> _Information shown_:
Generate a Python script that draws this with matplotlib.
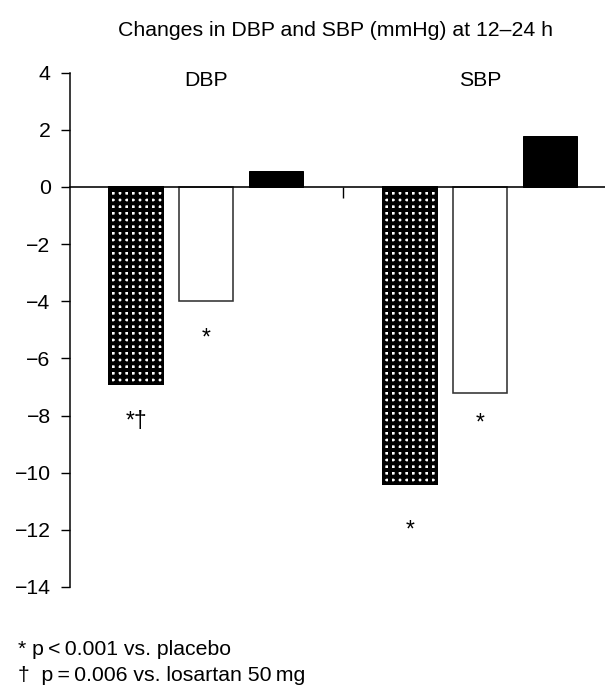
import matplotlib
matplotlib.use("Agg")
import matplotlib.pyplot as plt
import numpy as np

# ---- data ----
groups = ["DBP", "SBP"]
treat_dotted = [-6.9, -10.4]
treat_white = [-4.0, -7.2]
placebo = [0.55, 1.8]
sig_dotted = ["*\u2020", "*"]
sig_white = ["*", "*"]
yticks = [4, 2, 0, -2, -4, -6, -8, -10, -12, -14]
title = "Changes in DBP and SBP (mmHg) at 12\u201324 h"
footnotes = ["* p\u2009<\u20090.001 vs. placebo", "\u2020  p\u2009=\u20090.006 vs. losartan 50\u2009mg"]

DPI = 80
P = 72 / DPI  # points per pixel

plt.rcParams["font.family"] = ["Liberation Sans", "DejaVu Sans"]
plt.rcParams["hatch.linewidth"] = 4.0 * P

W, H = 605, 687
fig = plt.figure(figsize=(W / DPI, H / DPI), dpi=DPI)
ax = fig.add_axes([70 / W, (H - 587) / H, 1 - 70 / W, (587 - 72.7) / H])

group_pos = np.array([0.0, 3.92])
w = 0.77
fs = 21.2 * P
fs_sig = 23 * P

# dotted bars: white fill with thick black grid -> white squares on black, black outline
ax.bar(group_pos - 1, treat_dotted, w, color="white", edgecolor="black", hatch="++", linewidth=0, zorder=2)
ax.bar(group_pos - 1, treat_dotted, w, fill=False, edgecolor="black", linewidth=2.0 * P, zorder=3)
ax.bar(group_pos, treat_white, w, color="white", edgecolor="#333333", linewidth=1.6 * P, zorder=2)
ax.bar(group_pos + 1, placebo, w, color="black", edgecolor="black", linewidth=1.0 * P, zorder=2)

ax.set_xlim((70 - 206) / 70, (605 - 206) / 70)
ax.set_ylim(-14, 4)

ax.spines["top"].set_visible(False)
ax.spines["right"].set_visible(False)
ax.spines["bottom"].set_position(("data", 0))
ax.spines["bottom"].set_zorder(4)
ax.spines["left"].set_linewidth(1.5 * P)
ax.spines["bottom"].set_linewidth(1.6 * P)

ax.set_xticks([(group_pos[0] + 1 + group_pos[1] - 1) / 2])
ax.set_xticklabels([""])
ax.tick_params(axis="x", direction="out", length=11 * P, width=1.4 * P)
ax.set_yticks(yticks)
ax.set_yticklabels([str(t).replace("-", "\u2212") for t in yticks], fontsize=fs)
ax.tick_params(axis="y", direction="out", length=9.3 * P, width=1.4 * P, pad=10 * P)

# group labels
for gx, g in zip(group_pos, groups):
    ax.text(gx, 3.74, g, ha="center", va="center", fontsize=fs)

# significance marks (baseline placed below bar end)
dotted_off = [-1.55, -1.85]
white_off = [-1.52, -1.3]
for i in range(len(groups)):
    ax.text(group_pos[i] - 1, treat_dotted[i] + dotted_off[i], sig_dotted[i],
            ha="center", va="baseline", fontsize=fs_sig)
    ax.text(group_pos[i], treat_white[i] + white_off[i], sig_white[i],
            ha="center", va="baseline", fontsize=fs_sig)

fig.text(335.5 / W, 1 - 30 / H, title, ha="center", va="center", fontsize=fs)
fig.text(18 / W, 1 - 655 / H, footnotes[0], ha="left", va="baseline", fontsize=fs)
fig.text(18 / W, 1 - 681 / H, footnotes[1], ha="left", va="baseline", fontsize=fs)

fig.savefig("out.png", dpi=DPI)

> _Short problem_: Could the lines from the top of the material through the line with "import numpy as np" be repeated exactly, pictures left out?

> _The solution_:
Generate a Python script that draws this with matplotlib.
import matplotlib
matplotlib.use("Agg")
import matplotlib.pyplot as plt
import numpy as np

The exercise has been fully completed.